Field Trips

Covid19 Update

Dear Teachers and Group Leaders,

We recognize that this is a year like no other and are committed to bringing your favourite programs to life in new and creative ways! You can find our 2020 virtual, school yard, and small group program listing here.

We are also currently able to safely offer several of our traditional programs in person in our parks for limited classes/groups. Please check the appropriate page to see if your favourite is still available! Due to the rapidly changing nature of the pandemic we are not accepting bookings for traditional in-park programs more than one month in advance to ensure we are able to meet your needs within Public Health guidelines. As the situation is continually evolving, please check back often or feel free to contact Education Manager Brenna Bartley at bbartley@hrca.on.ca for more information.

Yours in the Outdoors,
The Conservation Halton Education Team


 

 

Environmental education brings students outside school walls and into natural classrooms where they can get their hands dirty looking for salamanders, doing soil samples, planting native species. These activities inspire awe, which in turn inspires care. It reaches students on an intellectual and emotional level we are less able to reach inside four walls. In providing moments discovering a longhouse or watching the flight of a Great Horned Owl, Environmental education reaches students conventional classrooms miss.

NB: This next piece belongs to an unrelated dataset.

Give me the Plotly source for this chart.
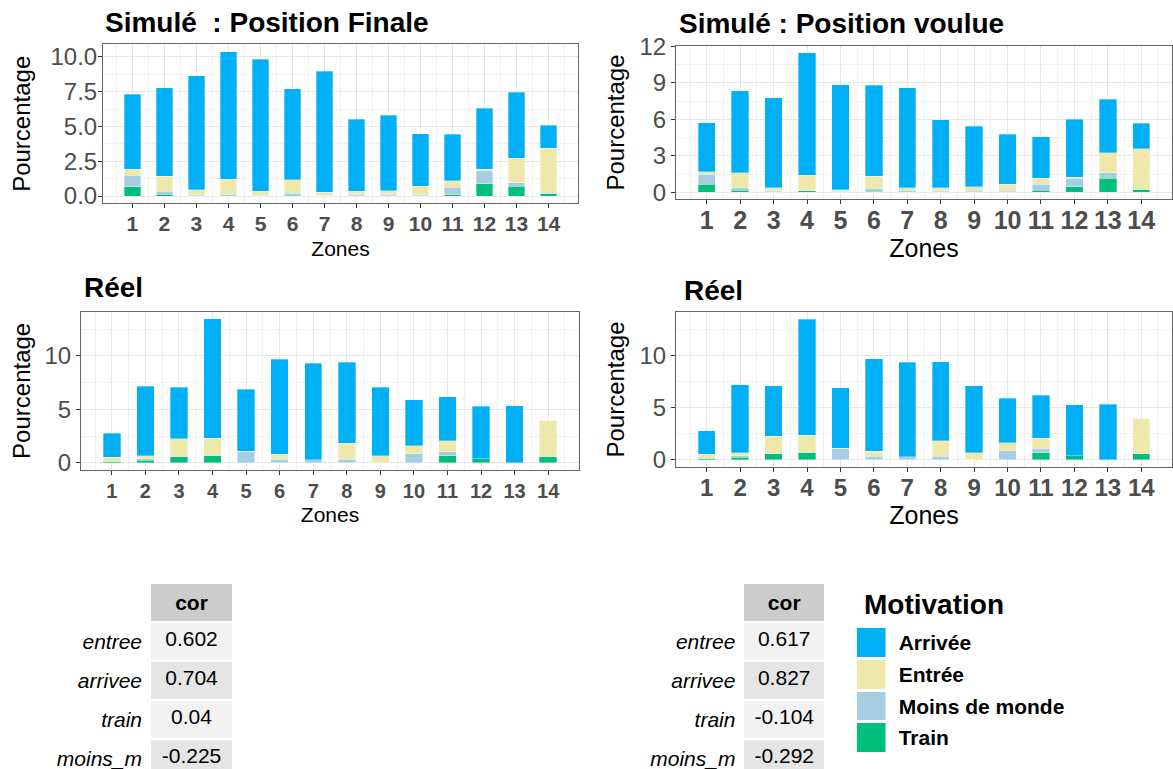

Conservation Halton offers field trips for students from kindergarten through to Grade 12 at Crawford Lake and Mountsberg Conservation Areas. More than 50,000 students from school boards from Halton Region and throughout the GTA participate in Conservation Halton environmental education programs. 

Environmental education is a critical component in the development of healthy, ecologically conscious citizens. It helps those who participate to develop a sense of place, a sense of the rocks, trees, streams and fields that silently but solidly support our communities. It opens our eyes to the interconnections between the health of our watershed and the plants and animals that live there and the health of our families.